La question est la suivante : pourquoi cette histoire enfouie dans la mémoire (la procession de cette statue de Notre-Dame de Boulogne) revient-elle en 1996 ?
Anna Giaufret est arrivé à ce sujet grâce à la lecture d'un article de Raphaël Confiant paru dans le Monde des Livres et dans lequel l'écrivain martiniquais revenait sur la notion problématique de "francophonie" (les écrivains dits "francophones" se sentiraient marginalisés par cette notion, exotisés) et proposer la notion de "littérature-monde" pour éviter les étiquettes restrictives. Or dans ce même article, Raphaël Confiant citait le cas d'un livre non francophone qui n'avait pas eu les honneurs de la médiatisation comme son propre ouvrage : "A Barca di a Madonna" de Ghjacumu Thiers.
AG signale avec modestie qu'elle n'est pas une spécialiste de la littérature et encore moins de littérature corse. Elle indique toutefois avoir une grande curiosité pour la littérature corse. (Signalons que AG connaît très bien la Corse, et est corse par sa mère - italienne par son père ; professeur à la section de français de la Faculté des Langues de l'Université de Gênes).
Lecture
AG lit deux extraits des romans en question (racontant l'arrivée de la statue).
Après lecture de ces extraits, elle fait mention du souvenir personnel de la statue de la Vierge à la Barque dans le village d'Olmi-Cappella.
Petit point historique
L'épiscopat français a organisé à partir de mars 1943 jusqu'en 1948, la procession de quatre répliques de la Statue de Notre-Dame de Boulogne afin de soutenir les populations et de réévangéliser des régions gagnées par le communisme. La dénomination de "Notre-Dame du Grand Retour" se comprend de trois façons :
- retour de ces statues à Boulogne (car elles se trouvaient alors à Lourdes)
- retour des qui reviennent après la guerre
- retour des gens vers Dieu
Résumé des intrigues
"La Vierge du Grand Retour" : une histoire qui se déroule entièrement en 1948 ; toute la population martiniquaise (descendants d'esclaves comme Békés) attendent la statue. Une ferveur exceptionnelle se manifeste. Les Blancs au pouvoir exploitent a crédulité des pauvres gens en voulant détourner l'argent des offrandes (mais leur avion s'écrasera dans la mer). Parmi les Noirs martiniquais, certains attendent la libération véritable d'un peuple encore écrasé par un système colonial. Deux femmes extraordinaires (Confiant participe ici du réalisme magique) représentent cet espoir : Philomène, la prostituée bréhaigne, avec sa robe couleur de firmament ; Adelise, jeune femme enceinte de onze mois, sans père reconnu, qui accouchera peut-être du Messie noir (mais qui accouchera de jumeaux morts-nés).

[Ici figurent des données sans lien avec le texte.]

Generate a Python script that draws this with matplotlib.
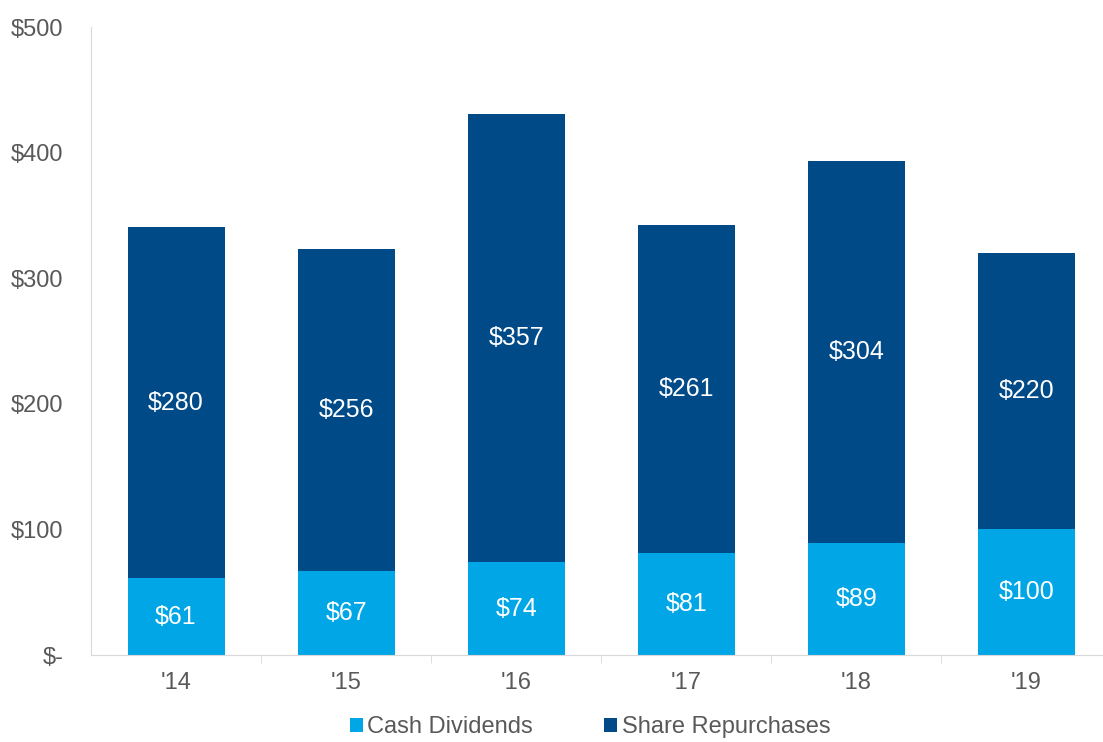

"A Barca di Madonna" : Maria Laura Cristiani veut comprendre car sur son lit de mort, une de ses tantes a prononcé avec un air terrifiant de mystérieuses paroles: "A Madonna, a Barca di a Madonna". Enquêtant sur ses origines, elle se persuadera qu'elle a été conçue lors du viol de sa mère, à Bastia, lors de la procession de la statue de la Vierge ; violée par trois hommes cachés sous leurs costumes de religieux, trois confrères, trois résistants aussi, tous connus et fréquentés par le propre grand-père de Maria Laura, durant la guerre et après. Grand-père qu'elle croira retrouver, infirme et muet, dans une maison de repos sur les hauteurs de Bastia. Le dernier chapitre est pris en charge par une des autres tantes de Maria Laura et contredira tout ce que le livre nous avait appris : Maria Laura est folle, elle délire et a basculé dans une folie vengeresse et suicidaire.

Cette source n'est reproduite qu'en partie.